TERRA E LUZ (2017) - Texto 2

Direção: Renné França
Descrição da imagem 1


"Terra e Luz" é uma rara e corajosa incursão do cinema de gênero brasileiro no terror, orquestrada por Renné França. O filme nos transporta para um Brasil pós-apocalíptico, onde criaturas sombrias semelhantes a vampiros, aterrorizam os poucos sobreviventes. No entanto, o verdadeiro horror aqui não está apenas nessas criaturas sinistras, mas nas dura e muito mais próxima realidade do cidadão brasileiro, que praticamente tem que “lutar” pela sua sobrevivência em um ambiente hostil.


O pano de fundo da história é a estética seca e desoladora do cerrado, com uma paleta de cores amarelada e com tons terrosos remetendo a um eterno pôr do sol, momento delicado na narrativa, já que é durante a noite que as criaturas medonhas aparecem. Há também um nível de detalhe minucioso na composição de planos (um belíssimo especialmente onde os dois protagonistas estão deitados em uma árvore). Apesar de uma execução fotográfica simples, ela é profundamente imersiva, mesmo com um orçamento baixo.


A trama segue um protagonista anônimo, interpretado por Pedro Otto, cuja jornada de sobrevivência é marcada pela constante ameaça dos ditos “vampiros”. No entanto, é o encontro com uma jovem garota, Lúcia, interpretada por Maya dos Anjos, que adiciona uma nova camada de complexidade à narrativa. A relação entre eles, embora marcada por momentos de silêncio e introspecção, destaca os dilemas morais existentes em meio a este caos. A falta de diálogos, especialmente na primeira metade do filme, reforça a sensação de isolamento e desesperança, trazendo o eco de obras marcantes como "Vidas Secas" e "Deus e o Diabo na Terra do Sol". Uma pena que quando os diálogos se fazem presentes, sente-se o enfraquecimento da narrativa, com falas empobrecidas e expositivas entre os dois protagonistas.

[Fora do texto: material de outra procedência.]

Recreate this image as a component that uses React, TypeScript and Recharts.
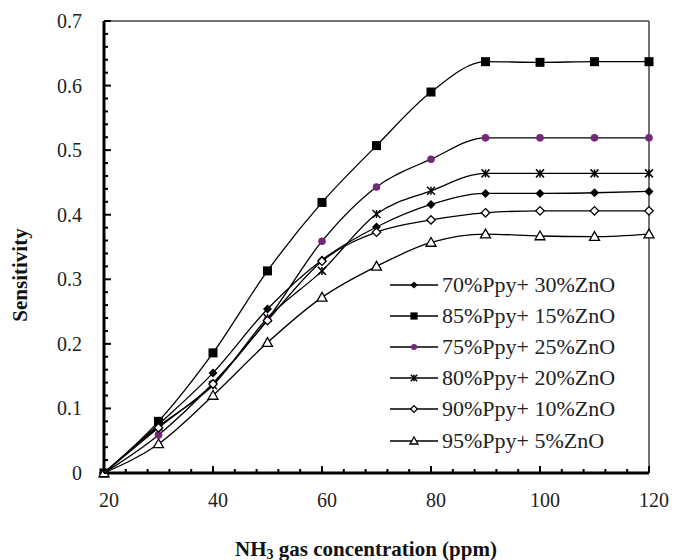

"Terra e Luz" talvez se enquadre naquilo que hoje se consideraria como o “horror de metáfora social”, sendo um contemplativo ensaio sobre a condição humana, refletindo sobre o que nos difere daquilo que tememos. O simbolismo dos vampiros, tradicionalmente associados no cinema a opressores que se alimentam das vidas alheias, é utilizado de maneira astuta para questionar as dinâmicas de poder e exploração que permeiam a sociedade. França, no entanto, não gasta muito tempo trabalhando neles, já que seu foco aqui, é outro.


Há claros problemas de ritmo aqui, que geram questionamentos se a ideia não teria sido mais aproveitável em um média metragem. Em alguns momentos, o filme realmente parece uma “andança sem rumo” que não leva a lugar algum. Contudo, bem nas entrelinhas,: "Terra e Luz" é uma obra que utiliza seus poucos e gastos recursos a seu favor, a fim de desafiar o espectador a confrontar suas próprias conclusões sobre o que significa ser humano em um mundo onde a sobrevivência é uma luta constante. É um filme que, ao mesmo tempo em que honra suas referências, busca apresentar algo novo.